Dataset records
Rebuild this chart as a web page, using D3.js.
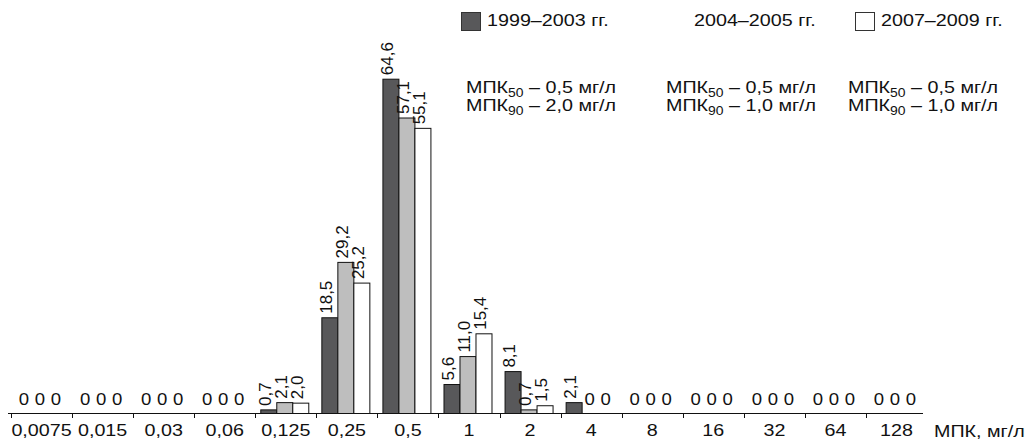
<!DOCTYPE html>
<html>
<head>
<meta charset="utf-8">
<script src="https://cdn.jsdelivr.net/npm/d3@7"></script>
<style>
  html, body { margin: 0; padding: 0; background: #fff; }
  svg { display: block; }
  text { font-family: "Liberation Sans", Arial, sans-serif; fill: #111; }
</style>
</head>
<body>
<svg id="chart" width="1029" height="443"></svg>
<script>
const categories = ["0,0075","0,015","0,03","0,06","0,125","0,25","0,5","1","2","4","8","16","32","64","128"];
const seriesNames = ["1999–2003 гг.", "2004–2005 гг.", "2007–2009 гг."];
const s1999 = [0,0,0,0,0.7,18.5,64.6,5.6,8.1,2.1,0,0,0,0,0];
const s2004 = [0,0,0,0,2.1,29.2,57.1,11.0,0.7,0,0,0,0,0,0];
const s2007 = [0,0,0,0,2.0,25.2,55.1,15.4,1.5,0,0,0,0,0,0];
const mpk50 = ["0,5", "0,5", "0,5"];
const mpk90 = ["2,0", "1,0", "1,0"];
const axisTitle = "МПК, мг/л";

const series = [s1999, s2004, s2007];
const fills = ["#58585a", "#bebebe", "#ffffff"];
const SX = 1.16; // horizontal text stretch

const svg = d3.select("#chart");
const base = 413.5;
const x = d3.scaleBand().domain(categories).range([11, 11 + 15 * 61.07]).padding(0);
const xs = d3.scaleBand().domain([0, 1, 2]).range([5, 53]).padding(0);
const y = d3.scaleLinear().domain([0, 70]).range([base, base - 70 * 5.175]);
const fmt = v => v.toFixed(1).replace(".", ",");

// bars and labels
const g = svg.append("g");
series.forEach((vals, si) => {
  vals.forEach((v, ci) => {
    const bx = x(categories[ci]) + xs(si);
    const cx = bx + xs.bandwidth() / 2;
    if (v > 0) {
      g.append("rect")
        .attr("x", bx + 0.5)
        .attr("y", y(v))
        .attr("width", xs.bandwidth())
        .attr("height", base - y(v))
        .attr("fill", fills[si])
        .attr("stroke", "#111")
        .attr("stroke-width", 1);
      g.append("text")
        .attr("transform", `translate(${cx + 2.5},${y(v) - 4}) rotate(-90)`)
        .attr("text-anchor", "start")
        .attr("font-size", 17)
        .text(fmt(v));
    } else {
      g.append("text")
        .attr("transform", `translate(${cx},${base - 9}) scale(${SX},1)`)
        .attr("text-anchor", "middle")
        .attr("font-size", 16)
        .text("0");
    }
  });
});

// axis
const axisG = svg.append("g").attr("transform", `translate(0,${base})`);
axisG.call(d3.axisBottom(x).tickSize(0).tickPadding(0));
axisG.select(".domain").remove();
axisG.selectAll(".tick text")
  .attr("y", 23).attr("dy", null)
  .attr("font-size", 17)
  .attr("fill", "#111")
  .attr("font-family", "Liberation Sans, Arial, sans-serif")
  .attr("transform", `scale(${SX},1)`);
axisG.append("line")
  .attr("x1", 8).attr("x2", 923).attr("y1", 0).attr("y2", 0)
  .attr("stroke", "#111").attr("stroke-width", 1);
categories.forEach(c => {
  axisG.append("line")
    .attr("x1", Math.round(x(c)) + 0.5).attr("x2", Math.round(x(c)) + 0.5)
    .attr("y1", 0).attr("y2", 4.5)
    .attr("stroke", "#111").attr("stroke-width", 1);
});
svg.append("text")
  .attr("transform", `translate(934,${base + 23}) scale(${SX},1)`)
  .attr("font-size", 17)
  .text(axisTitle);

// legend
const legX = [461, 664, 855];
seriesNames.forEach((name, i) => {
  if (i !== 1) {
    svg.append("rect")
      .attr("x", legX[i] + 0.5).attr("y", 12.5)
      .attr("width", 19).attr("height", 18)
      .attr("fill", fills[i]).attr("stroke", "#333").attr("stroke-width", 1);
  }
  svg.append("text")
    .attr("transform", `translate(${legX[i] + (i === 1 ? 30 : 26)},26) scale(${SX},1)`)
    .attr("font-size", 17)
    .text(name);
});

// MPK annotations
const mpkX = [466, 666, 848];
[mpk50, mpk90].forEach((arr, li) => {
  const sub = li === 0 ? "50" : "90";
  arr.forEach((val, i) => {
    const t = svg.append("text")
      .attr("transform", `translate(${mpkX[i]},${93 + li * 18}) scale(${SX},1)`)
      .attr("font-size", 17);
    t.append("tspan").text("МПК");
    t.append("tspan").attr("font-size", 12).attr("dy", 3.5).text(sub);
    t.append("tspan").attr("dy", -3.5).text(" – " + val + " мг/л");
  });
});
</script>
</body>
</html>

==

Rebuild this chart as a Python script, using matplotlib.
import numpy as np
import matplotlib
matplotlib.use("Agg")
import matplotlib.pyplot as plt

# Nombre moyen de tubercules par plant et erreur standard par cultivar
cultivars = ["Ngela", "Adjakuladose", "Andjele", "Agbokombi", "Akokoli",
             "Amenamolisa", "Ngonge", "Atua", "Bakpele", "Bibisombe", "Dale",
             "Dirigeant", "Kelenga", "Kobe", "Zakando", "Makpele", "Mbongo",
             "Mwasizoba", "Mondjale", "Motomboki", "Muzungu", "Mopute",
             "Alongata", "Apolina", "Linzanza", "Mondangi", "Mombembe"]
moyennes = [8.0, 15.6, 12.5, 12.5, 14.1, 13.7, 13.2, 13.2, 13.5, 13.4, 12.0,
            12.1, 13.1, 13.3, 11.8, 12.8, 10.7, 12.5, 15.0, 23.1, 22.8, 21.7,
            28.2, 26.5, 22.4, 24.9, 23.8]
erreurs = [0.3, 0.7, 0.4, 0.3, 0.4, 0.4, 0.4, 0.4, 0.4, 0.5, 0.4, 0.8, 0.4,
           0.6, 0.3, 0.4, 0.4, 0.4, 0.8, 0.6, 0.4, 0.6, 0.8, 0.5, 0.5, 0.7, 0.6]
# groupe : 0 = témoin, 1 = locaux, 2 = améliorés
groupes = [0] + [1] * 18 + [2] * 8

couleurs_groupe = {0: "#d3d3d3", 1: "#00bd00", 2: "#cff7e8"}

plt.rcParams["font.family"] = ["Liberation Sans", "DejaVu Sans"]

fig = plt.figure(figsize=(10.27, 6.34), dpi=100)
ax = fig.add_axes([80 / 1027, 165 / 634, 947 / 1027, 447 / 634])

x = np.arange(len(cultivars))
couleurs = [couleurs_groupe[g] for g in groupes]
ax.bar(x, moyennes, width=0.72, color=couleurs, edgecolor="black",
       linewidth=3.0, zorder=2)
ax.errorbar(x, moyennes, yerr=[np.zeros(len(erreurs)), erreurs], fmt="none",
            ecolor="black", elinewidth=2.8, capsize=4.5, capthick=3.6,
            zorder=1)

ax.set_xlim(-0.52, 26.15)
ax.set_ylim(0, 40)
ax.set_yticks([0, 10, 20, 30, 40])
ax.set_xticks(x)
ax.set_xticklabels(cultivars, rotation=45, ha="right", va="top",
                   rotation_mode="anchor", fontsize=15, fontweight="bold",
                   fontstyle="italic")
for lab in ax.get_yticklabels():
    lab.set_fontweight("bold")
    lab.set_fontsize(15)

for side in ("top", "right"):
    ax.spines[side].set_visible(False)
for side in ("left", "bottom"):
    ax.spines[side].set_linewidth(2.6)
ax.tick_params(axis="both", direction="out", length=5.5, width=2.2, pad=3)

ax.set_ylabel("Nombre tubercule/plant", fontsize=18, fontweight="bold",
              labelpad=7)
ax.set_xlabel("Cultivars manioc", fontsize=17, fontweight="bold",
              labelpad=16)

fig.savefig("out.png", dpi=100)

▶ _Task description_
Look through the listing above. Pick out each line with "chart" and copy it.

▶ _Exercise result_
Rebuild this chart as a web page, using D3.js.
<svg id="chart" width="1029" height="443"></svg>
const svg = d3.select("#chart");
Rebuild this chart as a Python script, using matplotlib.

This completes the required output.